In the event of an assignment or sublease, a tenant should gladly accept landlord’s right in the lease to request three (3) months (or more) of security deposit to ensure landlord has funds available to cover any potential defaults under the lease.
Tenants should accept “waiver” language in the lease that provides that in no event shall tenant be entitled to make, nor shall tenant make any claim and waives any such claim, for monetary damages based upon any claim or assertion that the owner has unreasonably withheld or unreasonably delayed its consent or approval to a proposed assignment or subletting, with tenant’s sole remedy being an action for specific performance or injunction, even where landlord has acted in bad faith.
From a landlord’s perspective, once there is an assignment or sublet, the primary tenant should no longer be liable.
Landlords should include in the lease that upon an assignment of the lease, they have the right to collect rent directly from the assignee.
Generally, upon an assignment of a lease, the named tenant and any guarantor of the lease are released from any liability under the lease.
Tenants should attempt to negotiate a basic desk sharing and permitted occupants clause, which provides that the tenant shall have the right, without landlord’s consent, to license or sublease up to 1/3 of its space in the aggregate to another user or users.
Tenants and their leasing professionals should make sure that any rights of landlord as to recapture or profit sharing do not apply to any permitted occupant or desk sharing arrangement.
Although not necessarily common in retail leases, it would be in the best interest of a retail tenant to request a permitted occupant provision to (i) drive additional traffic to the space, (ii) make better use of the allotted space and (iii) help it effectively reduce its rent (given that the permitted occupant will be paying the tenant for its permitted occupancy).

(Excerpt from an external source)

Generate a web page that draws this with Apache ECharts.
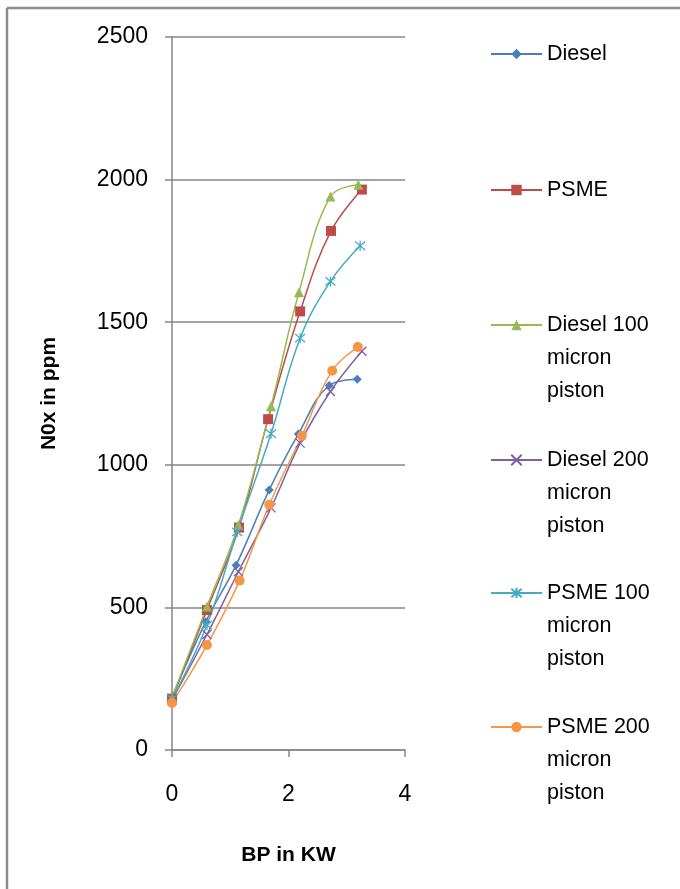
<!DOCTYPE html>
<html>
<head>
<meta charset="utf-8">
<script src="https://cdn.jsdelivr.net/npm/echarts@6/dist/echarts.min.js"></script>
<style>
  html, body { margin: 0; padding: 0; background: #fff; }
  #main { width: 680px; height: 889px; }
</style>
</head>
<body>
<div id="main"></div>
<script>
// BP in KW (x) and NOx in ppm (y) for each test
const dieselX = [0, 0.58, 1.1, 1.67, 2.17, 2.7, 3.18]
const dieselY = [185, 450, 648, 912, 1108, 1278, 1300]
const psmeX = [0, 0.6, 1.15, 1.65, 2.2, 2.73, 3.26]
const psmeY = [180, 491, 780, 1160, 1538, 1820, 1965]
const diesel100X = [0, 0.6, 1.14, 1.7, 2.18, 2.72, 3.2]
const diesel100Y = [183, 503, 789, 1205, 1605, 1941, 1982]
const diesel200X = [0, 0.6, 1.14, 1.7, 2.2, 2.72, 3.26]
const diesel200Y = [175, 405, 625, 849, 1076, 1257, 1398]
const psme100X = [0, 0.6, 1.12, 1.7, 2.2, 2.72, 3.23]
const psme100Y = [178, 438, 765, 1109, 1444, 1643, 1768]
const psme200X = [0, 0.6, 1.16, 1.67, 2.23, 2.75, 3.19]
const psme200Y = [165, 368, 594, 860, 1102, 1330, 1413]

const seriesNames = ['Diesel', 'PSME', 'Diesel 100 micron piston', 'Diesel 200 micron piston',
  'PSME 100 micron piston', 'PSME 200 micron piston']
const legendLabels = ['Diesel', 'PSME', 'Diesel 100\nmicron\npiston', 'Diesel 200\nmicron\npiston',
  'PSME 100\nmicron\npiston', 'PSME 200\nmicron\npiston']

const colors = ['#4a7ebb', '#be4b48', '#98b954', '#7d60a0', '#46aac5', '#f69546']
const symbols = ['diamond', 'rect', 'triangle',
  'path://M0,0L10,10M10,0L0,10',
  'path://M0,0L10,10M10,0L0,10M5,-1L5,11',
  'circle']
const symbolSizes = [9, 10, 10, 9, 10, 10]
const xs = [dieselX, psmeX, diesel100X, diesel200X, psme100X, psme200X]
const ys = [dieselY, psmeY, diesel100Y, diesel200Y, psme100Y, psme200Y]

const font = 'Liberation Sans, Arial, sans-serif'
const gray = '#868686'

const series = seriesNames.map((name, i) => ({
  name: name,
  type: 'line',
  smooth: 0.4,
  data: xs[i].map((x, k) => [x, ys[i][k]]),
  symbol: symbols[i],
  symbolSize: symbolSizes[i],
  showAllSymbol: true,
  lineStyle: { color: colors[i], width: 1.5 },
  itemStyle: { color: colors[i], borderColor: colors[i], borderWidth: (i === 3 || i === 4) ? 1.3 : 0 },
  emphasis: { disabled: true }
}))

// legend rows, icon centre y for each entry
const legendY = [54, 190, 325, 460, 593, 727]
const legends = seriesNames.map((name, i) => {
  const multi = legendLabels[i].indexOf('\n') >= 0
  return {
    data: [name],
    left: 490,
    top: multi ? legendY[i] - 82.5 : legendY[i] - 16.5,
    padding: 0,
    itemWidth: 51,
    itemHeight: 13,
    selectedMode: false,
    formatter: () => multi ? '\n\n' + legendLabels[i] : legendLabels[i],
    textStyle: { fontSize: 21.5, lineHeight: 33, color: '#000', fontFamily: font }
  }
})

const chart = echarts.init(document.getElementById('main'), null, { renderer: 'canvas' })
chart.setOption({
  animation: false,
  backgroundColor: '#fff',
  grid: { left: 172, top: 37, width: 233, height: 713, outerBoundsMode: 'none' },
  legend: legends,
  xAxis: {
    type: 'value',
    min: 0, max: 4, interval: 2,
    name: 'BP in KW',
    nameLocation: 'middle',
    nameGap: 95,
    nameTextStyle: { fontSize: 21, fontWeight: 'bold', color: '#000', fontFamily: font },
    axisLine: { show: true, lineStyle: { color: gray, width: 1.5 } },
    axisTick: { show: true, length: 7, lineStyle: { color: gray, width: 1.5 } },
    axisLabel: { fontSize: 23, color: '#000', margin: 33, fontFamily: font },
    splitLine: { show: false }
  },
  yAxis: {
    type: 'value',
    min: 0, max: 2500, interval: 500,
    name: 'N0x in ppm',
    nameLocation: 'middle',
    nameRotate: 90,
    nameGap: 112,
    nameTextStyle: { fontSize: 21, fontWeight: 'bold', color: '#000', fontFamily: font },
    axisLine: { show: true, lineStyle: { color: gray, width: 1.5 } },
    axisTick: { show: true, length: 7, lineStyle: { color: gray, width: 1.5 } },
    axisLabel: { fontSize: 23, color: '#000', margin: 24, fontFamily: font, formatter: v => String(v) },
    splitLine: { show: true, lineStyle: { color: gray, width: 1.5 } }
  },
  graphic: [
    { type: 'line', shape: { x1: 7, y1: 8, x2: 680, y2: 8 }, style: { stroke: '#8c8c8c', lineWidth: 2.5 } },
    { type: 'line', shape: { x1: 7, y1: 8, x2: 7, y2: 889 }, style: { stroke: '#8c8c8c', lineWidth: 2.5 } }
  ],
  series: series
})
</script>
</body>
</html>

The benefits of subleasing space for a potential subtenant include: (i) below market rents; (ii) pre-built office space without the necessity of large capital expenditures; and (iii) the potential inclusion of modern phone, furniture and modular work station systems, not to mention filing cabinets and chairs at little or no cost to the subtenant.
When subletting a space, a tenant generally remains primarily liable for its financial and non-financial liabilities to the landlord, despite the sublease.

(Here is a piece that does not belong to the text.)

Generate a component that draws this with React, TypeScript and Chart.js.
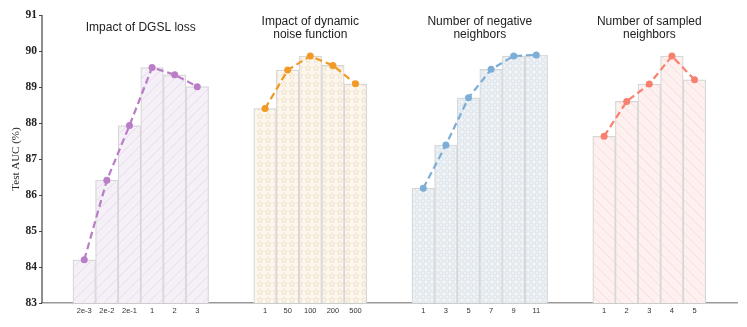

Despite its lack of direct privity with the landlord, a subtenant need not be concerned about a failure of the sublandlord to perform its obligations under the lease.
Tenant advocates should include language in the assignment and subletting provision stating that “Landlord should not be allowed to unreasonably withhold, condition or delay its consent.”
In an assignment and subletting clause, many leases provide that the space can be advertised or subleased for an amount less than the lower of the rental called for in the lease or the then fair market value.
In addition to trying to secure a landlord non-disturbance and attornment agreement (“NDA”) during the sublet consent process, potential subtenants should negotiate with the sublandlord that they can provide the security deposit in the form of a letter of credit to protect themselves in the event the sublandlord defaults under the master lease and/or goes bankrupt.
It is assumed that all permitted subtenants (or assignees) are allowed to exercise the tenant’s renewal rights under the lease, even without language in the lease stating same.
In a market where current rents are high, but the rent under the lease provides for a significantly below market rent, landlords may strongly consider electing to recapture the premises in the event of a proposed transfer by tenant.
Tenants and potential subtenants should know that “time kills deals,” and unless negotiated otherwise before a tenant signs its lease, landlords generally have at least thirty (30) days, if not more, from the receipt of a completed sublease package to make a decision as to whether to consent to the sublease (or recapture the space).